Let $G$ be a group acting on a finite set $X$. This also gives an action of $G$ on the subsets of $X$ of any given size, and we can ask whether this action is transitive for some specified size of subsets.
My question is first whether there is a term for this (Edit: Derek Holt has pointed out that if the induced action on subsets of size $n$ is transitive, then the action is called $n$-homogeneous).
It is clear that transitive is equivalent to $1$-homogenous, and further, one can show that if the action is $n$-homogenous for some $1\leq n\leq |X| - 1$ then it is also transitive. To see this, let $a$ and $b$ be distinct elements of $X$ and consider two subsets of $X$ of size $n$, $A = \{a,x_1,\dots,x_{n-1}\}$ and $B = \{b,x_1,\dots,x_{n-1}\}$. Let $g\in G$ be given such that $g.A = B$. Since $X$ is finite, there is some $m$ such that $g^m.a = a\not\in B$ so let $i$ be the smallest such that $g^i.a\not\in B$. If $g^j.a\in A$ then $g^{j+1}.a\in B$, so by construction we have $g^{i-1}.a\in B\setminus A = \{b\}$ so $g^{i-1}.a = b$ and the proof is done.
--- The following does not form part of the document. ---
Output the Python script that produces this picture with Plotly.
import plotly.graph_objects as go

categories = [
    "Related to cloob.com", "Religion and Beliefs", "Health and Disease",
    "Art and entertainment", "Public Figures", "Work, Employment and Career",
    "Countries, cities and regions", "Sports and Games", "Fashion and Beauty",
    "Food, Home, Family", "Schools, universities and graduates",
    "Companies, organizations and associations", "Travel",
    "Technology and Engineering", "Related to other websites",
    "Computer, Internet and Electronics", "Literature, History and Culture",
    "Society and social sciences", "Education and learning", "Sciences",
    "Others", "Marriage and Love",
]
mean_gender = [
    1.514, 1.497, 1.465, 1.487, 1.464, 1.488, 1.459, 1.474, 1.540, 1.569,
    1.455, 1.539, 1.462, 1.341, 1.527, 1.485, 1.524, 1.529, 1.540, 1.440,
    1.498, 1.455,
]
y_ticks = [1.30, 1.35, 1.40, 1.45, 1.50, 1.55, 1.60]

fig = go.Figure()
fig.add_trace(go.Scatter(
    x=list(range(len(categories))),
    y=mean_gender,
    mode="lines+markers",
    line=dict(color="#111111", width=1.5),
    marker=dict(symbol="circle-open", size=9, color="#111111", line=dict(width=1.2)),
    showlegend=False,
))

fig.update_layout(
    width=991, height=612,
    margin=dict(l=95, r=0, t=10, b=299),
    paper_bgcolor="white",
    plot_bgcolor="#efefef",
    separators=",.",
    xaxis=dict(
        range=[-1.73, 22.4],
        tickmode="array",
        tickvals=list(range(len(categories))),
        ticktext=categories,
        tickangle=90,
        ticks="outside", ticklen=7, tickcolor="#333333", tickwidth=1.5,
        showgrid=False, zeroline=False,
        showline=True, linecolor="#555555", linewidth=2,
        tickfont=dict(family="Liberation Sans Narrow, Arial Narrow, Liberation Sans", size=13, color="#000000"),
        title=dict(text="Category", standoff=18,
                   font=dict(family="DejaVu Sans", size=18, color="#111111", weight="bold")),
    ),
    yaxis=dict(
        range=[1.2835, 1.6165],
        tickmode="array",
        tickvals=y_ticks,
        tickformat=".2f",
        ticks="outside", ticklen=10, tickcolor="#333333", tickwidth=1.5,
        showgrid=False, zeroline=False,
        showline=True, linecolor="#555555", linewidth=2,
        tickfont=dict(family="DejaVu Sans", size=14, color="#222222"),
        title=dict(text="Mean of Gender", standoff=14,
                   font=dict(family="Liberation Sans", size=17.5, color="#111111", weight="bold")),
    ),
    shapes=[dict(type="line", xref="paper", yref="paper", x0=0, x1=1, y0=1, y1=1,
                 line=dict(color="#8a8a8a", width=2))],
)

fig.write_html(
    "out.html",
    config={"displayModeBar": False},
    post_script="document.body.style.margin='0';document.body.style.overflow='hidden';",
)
Another thing to note is that if $|X| = m$ then the action is $n$-homogenous if and only if it is $(m-n)$-homogenous (by looking at the corresponding action on the complements).
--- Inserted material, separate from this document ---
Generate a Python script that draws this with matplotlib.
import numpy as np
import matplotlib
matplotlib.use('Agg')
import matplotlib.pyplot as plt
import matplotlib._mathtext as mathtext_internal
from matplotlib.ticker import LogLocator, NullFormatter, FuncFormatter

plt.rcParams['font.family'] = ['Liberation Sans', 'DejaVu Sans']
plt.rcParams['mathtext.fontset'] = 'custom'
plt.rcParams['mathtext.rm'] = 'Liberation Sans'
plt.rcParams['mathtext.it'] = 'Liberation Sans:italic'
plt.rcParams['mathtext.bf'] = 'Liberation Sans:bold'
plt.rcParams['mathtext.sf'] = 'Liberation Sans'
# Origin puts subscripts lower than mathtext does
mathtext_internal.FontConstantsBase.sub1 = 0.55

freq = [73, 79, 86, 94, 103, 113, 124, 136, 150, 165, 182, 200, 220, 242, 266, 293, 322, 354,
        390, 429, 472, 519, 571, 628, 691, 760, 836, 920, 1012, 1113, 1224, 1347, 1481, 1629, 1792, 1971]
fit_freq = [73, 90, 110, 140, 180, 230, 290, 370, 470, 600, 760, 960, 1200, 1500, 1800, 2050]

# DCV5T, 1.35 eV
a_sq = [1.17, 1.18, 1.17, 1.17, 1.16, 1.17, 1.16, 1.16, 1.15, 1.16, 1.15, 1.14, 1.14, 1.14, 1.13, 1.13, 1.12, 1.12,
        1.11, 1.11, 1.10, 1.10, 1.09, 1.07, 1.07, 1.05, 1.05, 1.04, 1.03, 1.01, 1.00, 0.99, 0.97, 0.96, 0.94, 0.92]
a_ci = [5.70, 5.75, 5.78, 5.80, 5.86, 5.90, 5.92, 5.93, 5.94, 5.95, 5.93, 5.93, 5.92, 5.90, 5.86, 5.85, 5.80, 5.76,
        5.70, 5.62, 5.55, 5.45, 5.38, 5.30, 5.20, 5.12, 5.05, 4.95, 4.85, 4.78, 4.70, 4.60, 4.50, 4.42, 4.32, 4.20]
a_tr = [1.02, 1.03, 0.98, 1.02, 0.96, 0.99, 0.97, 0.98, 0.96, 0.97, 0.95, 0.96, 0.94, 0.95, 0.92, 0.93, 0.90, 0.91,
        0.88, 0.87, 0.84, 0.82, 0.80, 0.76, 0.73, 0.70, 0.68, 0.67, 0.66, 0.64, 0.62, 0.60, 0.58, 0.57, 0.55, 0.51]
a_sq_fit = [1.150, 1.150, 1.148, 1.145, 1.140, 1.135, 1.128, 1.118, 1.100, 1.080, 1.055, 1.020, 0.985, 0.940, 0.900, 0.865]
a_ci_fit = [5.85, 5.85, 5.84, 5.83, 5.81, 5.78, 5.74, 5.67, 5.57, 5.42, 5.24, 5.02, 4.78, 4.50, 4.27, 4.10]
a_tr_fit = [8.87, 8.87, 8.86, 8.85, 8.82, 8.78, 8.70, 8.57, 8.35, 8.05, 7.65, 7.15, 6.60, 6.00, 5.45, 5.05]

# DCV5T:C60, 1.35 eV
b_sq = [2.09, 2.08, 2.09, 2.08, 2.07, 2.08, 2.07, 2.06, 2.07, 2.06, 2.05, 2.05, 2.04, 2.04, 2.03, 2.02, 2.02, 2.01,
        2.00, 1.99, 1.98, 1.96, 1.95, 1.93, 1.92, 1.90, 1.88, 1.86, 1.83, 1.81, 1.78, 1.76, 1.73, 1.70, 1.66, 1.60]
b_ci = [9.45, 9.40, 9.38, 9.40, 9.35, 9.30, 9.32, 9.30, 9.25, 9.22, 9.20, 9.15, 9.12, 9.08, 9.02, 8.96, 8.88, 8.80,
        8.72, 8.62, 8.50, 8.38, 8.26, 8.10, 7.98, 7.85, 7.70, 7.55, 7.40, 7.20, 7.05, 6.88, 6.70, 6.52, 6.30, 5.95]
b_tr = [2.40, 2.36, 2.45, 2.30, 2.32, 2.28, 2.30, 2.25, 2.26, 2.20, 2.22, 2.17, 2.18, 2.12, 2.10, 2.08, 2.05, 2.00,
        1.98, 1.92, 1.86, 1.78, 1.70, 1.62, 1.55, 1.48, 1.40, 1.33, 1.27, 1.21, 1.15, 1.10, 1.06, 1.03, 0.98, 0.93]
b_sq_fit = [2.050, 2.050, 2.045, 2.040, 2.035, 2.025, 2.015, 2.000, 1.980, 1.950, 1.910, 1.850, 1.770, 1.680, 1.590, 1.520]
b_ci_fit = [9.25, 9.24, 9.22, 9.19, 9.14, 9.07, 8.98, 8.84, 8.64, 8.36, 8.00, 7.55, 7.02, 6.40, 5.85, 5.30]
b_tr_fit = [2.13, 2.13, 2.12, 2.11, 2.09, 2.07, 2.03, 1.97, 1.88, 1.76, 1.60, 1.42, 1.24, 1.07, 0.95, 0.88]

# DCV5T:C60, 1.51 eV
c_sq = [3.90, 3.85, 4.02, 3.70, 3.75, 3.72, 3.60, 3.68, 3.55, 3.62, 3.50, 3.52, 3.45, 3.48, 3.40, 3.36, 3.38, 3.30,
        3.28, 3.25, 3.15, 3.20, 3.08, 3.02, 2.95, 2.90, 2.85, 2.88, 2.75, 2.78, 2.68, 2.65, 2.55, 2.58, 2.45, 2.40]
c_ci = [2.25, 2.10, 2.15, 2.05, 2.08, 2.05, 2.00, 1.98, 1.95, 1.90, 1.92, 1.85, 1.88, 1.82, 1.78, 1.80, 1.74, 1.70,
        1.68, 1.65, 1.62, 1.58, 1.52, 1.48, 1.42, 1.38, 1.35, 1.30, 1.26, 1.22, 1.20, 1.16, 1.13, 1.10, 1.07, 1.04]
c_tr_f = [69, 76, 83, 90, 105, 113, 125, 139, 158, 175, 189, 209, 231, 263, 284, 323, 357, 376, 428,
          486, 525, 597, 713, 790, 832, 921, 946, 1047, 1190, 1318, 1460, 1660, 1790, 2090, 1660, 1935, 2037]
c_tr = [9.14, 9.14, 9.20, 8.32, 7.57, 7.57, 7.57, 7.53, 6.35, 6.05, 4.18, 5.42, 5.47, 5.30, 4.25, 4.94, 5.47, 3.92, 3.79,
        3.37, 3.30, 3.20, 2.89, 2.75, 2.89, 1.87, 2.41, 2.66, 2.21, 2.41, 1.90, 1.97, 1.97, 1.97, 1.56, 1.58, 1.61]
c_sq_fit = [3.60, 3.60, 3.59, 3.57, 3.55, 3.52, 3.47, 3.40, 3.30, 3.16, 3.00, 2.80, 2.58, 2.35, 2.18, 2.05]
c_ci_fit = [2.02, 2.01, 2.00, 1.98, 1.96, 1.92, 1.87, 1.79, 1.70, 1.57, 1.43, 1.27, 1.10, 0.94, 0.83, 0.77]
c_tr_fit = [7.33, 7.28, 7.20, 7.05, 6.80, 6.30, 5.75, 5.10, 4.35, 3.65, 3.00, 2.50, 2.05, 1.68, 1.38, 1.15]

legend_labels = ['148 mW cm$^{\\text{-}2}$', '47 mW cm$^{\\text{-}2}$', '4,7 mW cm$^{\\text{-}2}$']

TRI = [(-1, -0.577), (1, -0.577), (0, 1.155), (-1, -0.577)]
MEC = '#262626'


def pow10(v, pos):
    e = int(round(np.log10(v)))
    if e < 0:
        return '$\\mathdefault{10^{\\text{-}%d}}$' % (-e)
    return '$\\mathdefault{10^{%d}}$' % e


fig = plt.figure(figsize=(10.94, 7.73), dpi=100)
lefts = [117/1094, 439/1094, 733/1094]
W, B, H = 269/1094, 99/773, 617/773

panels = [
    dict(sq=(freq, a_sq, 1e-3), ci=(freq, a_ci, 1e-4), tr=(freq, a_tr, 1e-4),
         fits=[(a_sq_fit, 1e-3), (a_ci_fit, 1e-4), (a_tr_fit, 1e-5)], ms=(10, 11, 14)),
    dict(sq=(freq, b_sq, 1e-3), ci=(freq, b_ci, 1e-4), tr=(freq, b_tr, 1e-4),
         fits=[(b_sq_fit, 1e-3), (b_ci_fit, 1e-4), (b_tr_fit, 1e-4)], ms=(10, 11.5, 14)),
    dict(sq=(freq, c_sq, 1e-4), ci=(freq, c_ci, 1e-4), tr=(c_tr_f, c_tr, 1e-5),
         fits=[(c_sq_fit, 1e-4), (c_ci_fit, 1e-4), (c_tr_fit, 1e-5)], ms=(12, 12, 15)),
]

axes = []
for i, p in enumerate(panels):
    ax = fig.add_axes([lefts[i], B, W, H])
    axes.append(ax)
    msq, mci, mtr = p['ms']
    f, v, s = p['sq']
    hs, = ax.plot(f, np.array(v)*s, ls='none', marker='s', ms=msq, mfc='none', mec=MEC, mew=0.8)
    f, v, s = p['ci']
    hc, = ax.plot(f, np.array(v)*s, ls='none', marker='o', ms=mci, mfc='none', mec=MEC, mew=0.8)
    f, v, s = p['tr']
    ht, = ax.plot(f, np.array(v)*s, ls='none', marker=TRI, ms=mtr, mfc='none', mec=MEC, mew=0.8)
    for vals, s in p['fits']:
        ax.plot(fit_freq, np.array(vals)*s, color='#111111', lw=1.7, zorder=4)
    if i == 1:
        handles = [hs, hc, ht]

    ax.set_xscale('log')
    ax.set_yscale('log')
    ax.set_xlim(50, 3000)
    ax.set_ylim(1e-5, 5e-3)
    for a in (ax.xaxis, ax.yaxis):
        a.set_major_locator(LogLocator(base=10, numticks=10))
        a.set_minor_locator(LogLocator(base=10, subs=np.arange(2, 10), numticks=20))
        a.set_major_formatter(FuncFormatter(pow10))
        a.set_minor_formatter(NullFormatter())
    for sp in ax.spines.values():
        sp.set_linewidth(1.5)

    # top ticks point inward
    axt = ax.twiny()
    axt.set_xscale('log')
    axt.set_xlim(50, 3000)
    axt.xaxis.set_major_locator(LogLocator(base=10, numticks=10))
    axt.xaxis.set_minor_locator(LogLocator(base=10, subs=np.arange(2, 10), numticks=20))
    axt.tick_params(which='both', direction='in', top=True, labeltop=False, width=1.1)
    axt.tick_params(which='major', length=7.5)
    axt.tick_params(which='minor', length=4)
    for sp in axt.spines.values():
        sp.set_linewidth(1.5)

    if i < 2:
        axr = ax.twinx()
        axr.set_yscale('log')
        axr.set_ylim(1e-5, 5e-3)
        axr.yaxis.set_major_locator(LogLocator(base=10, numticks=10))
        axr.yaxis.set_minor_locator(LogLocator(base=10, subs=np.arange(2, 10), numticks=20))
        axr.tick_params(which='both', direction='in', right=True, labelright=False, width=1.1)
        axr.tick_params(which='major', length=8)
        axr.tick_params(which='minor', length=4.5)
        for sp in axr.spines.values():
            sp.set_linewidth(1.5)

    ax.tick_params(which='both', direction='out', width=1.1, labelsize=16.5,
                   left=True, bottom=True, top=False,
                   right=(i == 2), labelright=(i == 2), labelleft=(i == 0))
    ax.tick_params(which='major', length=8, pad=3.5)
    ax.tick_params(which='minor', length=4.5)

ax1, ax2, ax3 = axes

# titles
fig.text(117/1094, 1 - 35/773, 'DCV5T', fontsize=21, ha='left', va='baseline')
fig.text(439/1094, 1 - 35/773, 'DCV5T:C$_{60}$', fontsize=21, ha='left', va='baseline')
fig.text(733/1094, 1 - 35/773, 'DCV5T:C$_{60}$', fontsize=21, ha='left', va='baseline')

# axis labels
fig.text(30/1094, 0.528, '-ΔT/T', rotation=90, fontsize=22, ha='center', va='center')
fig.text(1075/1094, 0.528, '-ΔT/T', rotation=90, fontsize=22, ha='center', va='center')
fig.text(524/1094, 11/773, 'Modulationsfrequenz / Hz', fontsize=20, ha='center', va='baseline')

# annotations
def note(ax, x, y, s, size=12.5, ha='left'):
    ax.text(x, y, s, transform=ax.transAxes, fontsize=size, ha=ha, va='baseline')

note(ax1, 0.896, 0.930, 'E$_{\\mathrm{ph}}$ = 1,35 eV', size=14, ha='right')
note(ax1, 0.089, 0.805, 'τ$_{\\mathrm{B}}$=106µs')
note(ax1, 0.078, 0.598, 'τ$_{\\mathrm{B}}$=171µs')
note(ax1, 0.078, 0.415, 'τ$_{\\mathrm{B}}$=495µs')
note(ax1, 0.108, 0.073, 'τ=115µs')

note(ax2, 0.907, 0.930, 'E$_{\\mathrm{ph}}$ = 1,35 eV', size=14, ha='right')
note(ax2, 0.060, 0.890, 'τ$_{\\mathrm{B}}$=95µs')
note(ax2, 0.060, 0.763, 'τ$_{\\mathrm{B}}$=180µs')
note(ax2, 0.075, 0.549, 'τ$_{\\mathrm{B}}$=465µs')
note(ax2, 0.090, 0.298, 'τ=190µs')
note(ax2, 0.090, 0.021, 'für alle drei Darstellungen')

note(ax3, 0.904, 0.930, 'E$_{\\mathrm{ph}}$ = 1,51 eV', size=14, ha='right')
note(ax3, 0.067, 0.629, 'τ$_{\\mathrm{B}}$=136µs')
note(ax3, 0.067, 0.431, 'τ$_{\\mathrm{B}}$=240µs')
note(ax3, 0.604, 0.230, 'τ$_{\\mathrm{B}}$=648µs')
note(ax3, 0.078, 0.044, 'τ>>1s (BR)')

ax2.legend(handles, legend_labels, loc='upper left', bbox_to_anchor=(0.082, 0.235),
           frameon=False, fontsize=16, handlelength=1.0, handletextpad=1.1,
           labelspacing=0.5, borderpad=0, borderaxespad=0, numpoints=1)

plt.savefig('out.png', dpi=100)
Now, my second question is: If the action is $n$-homogenous for some $1\leq n\leq \frac{m}{2}$ can we conclude that the action is $(n-1)$-homogenous?
For the second question: Yes, $n$-homogeneity for $n\leq|X|/2$ implies $(n-1)$-homogeneity. This is a theorem of Livingstone and Wagner. Unfortunately, I don't have quick access to the reference just now.